Beginning with the first line of the data below, reproduce every line unchanged, ending with the line that holds "const height = 1055".

# DATASET SECTION
** Start **

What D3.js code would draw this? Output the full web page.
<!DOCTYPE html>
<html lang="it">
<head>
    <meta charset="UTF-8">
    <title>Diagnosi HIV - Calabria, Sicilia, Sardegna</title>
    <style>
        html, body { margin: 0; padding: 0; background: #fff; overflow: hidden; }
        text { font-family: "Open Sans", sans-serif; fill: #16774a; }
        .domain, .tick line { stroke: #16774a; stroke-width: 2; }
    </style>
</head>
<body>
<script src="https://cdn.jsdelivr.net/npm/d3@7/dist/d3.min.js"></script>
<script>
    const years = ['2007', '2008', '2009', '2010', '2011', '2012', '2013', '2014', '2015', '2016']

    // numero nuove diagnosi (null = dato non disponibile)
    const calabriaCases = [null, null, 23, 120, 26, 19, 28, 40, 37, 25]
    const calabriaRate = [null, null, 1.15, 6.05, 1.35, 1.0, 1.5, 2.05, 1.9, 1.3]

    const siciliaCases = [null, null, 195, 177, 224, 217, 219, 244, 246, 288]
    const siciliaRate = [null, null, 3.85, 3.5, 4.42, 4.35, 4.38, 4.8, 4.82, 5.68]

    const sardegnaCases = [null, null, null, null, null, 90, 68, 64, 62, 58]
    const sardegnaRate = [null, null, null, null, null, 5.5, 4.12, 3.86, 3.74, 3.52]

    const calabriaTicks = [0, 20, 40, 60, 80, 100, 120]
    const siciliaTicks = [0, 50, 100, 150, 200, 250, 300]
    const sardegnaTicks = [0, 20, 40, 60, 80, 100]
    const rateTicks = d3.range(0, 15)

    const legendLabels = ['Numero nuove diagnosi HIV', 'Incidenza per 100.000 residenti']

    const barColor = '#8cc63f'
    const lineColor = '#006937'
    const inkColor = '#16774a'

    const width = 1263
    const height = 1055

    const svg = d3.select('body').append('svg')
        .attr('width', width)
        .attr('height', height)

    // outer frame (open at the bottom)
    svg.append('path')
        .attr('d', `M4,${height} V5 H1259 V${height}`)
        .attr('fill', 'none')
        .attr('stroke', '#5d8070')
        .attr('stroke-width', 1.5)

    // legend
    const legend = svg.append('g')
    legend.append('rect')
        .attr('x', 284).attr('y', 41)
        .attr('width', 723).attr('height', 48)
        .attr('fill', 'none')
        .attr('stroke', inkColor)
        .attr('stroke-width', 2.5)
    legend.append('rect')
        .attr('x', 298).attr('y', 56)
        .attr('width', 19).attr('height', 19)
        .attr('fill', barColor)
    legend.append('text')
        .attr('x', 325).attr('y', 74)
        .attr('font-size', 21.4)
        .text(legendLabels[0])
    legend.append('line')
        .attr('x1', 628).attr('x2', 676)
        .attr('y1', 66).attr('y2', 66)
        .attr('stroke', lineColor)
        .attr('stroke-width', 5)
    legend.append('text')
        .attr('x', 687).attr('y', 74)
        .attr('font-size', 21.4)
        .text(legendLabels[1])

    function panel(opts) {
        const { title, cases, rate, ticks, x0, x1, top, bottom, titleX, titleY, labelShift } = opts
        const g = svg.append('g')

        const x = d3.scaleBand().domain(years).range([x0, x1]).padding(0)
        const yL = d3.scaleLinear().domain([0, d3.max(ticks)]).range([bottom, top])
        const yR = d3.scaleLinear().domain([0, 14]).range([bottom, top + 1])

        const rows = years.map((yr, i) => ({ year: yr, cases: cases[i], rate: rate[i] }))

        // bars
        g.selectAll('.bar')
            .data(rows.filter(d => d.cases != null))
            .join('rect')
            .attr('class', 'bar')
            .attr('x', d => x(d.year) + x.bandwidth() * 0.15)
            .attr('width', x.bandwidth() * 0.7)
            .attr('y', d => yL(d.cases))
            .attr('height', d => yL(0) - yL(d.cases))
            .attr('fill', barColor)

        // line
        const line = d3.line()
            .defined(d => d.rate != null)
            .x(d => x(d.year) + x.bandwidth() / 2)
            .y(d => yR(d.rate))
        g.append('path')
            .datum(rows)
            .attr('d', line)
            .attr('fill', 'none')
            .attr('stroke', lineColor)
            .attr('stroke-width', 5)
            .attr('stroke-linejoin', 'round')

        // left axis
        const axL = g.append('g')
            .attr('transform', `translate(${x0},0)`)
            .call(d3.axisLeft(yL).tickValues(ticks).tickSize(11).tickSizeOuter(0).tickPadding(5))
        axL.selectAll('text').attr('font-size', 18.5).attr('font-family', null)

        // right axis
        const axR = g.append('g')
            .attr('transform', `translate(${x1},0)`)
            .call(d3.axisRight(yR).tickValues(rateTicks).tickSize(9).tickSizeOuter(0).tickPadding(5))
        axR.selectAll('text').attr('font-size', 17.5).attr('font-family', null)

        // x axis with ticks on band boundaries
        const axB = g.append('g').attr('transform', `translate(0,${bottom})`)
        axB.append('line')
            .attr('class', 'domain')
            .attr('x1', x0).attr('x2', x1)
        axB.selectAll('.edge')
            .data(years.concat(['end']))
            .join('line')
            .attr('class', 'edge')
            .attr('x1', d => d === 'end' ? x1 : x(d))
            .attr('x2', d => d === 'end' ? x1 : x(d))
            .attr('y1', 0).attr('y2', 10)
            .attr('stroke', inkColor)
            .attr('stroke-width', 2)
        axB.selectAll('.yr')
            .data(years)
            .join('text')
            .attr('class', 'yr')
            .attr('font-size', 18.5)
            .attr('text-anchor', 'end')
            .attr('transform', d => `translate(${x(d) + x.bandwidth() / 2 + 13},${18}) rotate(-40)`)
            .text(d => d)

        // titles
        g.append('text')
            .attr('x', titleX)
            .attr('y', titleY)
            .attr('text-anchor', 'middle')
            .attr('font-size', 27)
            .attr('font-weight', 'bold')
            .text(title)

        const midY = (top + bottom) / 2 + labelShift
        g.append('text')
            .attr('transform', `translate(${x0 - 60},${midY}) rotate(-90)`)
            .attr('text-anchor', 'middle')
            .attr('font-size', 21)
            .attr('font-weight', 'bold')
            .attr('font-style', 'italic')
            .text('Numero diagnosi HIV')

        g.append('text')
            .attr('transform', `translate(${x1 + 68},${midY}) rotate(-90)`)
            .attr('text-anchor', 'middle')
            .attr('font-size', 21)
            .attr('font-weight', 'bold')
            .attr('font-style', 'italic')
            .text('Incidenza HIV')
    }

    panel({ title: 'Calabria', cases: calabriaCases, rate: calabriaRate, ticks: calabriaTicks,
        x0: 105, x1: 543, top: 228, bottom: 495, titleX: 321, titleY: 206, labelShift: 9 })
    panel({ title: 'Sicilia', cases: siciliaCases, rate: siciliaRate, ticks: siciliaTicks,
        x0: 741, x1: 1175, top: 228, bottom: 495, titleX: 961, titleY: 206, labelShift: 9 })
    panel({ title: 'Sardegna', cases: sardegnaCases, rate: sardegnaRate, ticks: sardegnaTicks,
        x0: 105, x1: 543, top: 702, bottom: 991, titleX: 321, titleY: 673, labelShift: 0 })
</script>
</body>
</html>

** End **

# RESPONSE BELOW
What D3.js code would draw this? Output the full web page.
<!DOCTYPE html>
<html lang="it">
<head>
    <meta charset="UTF-8">
    <title>Diagnosi HIV - Calabria, Sicilia, Sardegna</title>
    <style>
        html, body { margin: 0; padding: 0; background: #fff; overflow: hidden; }
        text { font-family: "Open Sans", sans-serif; fill: #16774a; }
        .domain, .tick line { stroke: #16774a; stroke-width: 2; }
    </style>
</head>
<body>
<script src="https://cdn.jsdelivr.net/npm/d3@7/dist/d3.min.js"></script>
<script>
    const years = ['2007', '2008', '2009', '2010', '2011', '2012', '2013', '2014', '2015', '2016']

    // numero nuove diagnosi (null = dato non disponibile)
    const calabriaCases = [null, null, 23, 120, 26, 19, 28, 40, 37, 25]
    const calabriaRate = [null, null, 1.15, 6.05, 1.35, 1.0, 1.5, 2.05, 1.9, 1.3]

    const siciliaCases = [null, null, 195, 177, 224, 217, 219, 244, 246, 288]
    const siciliaRate = [null, null, 3.85, 3.5, 4.42, 4.35, 4.38, 4.8, 4.82, 5.68]

    const sardegnaCases = [null, null, null, null, null, 90, 68, 64, 62, 58]
    const sardegnaRate = [null, null, null, null, null, 5.5, 4.12, 3.86, 3.74, 3.52]

    const calabriaTicks = [0, 20, 40, 60, 80, 100, 120]
    const siciliaTicks = [0, 50, 100, 150, 200, 250, 300]
    const sardegnaTicks = [0, 20, 40, 60, 80, 100]
    const rateTicks = d3.range(0, 15)

    const legendLabels = ['Numero nuove diagnosi HIV', 'Incidenza per 100.000 residenti']

    const barColor = '#8cc63f'
    const lineColor = '#006937'
    const inkColor = '#16774a'

    const width = 1263
    const height = 1055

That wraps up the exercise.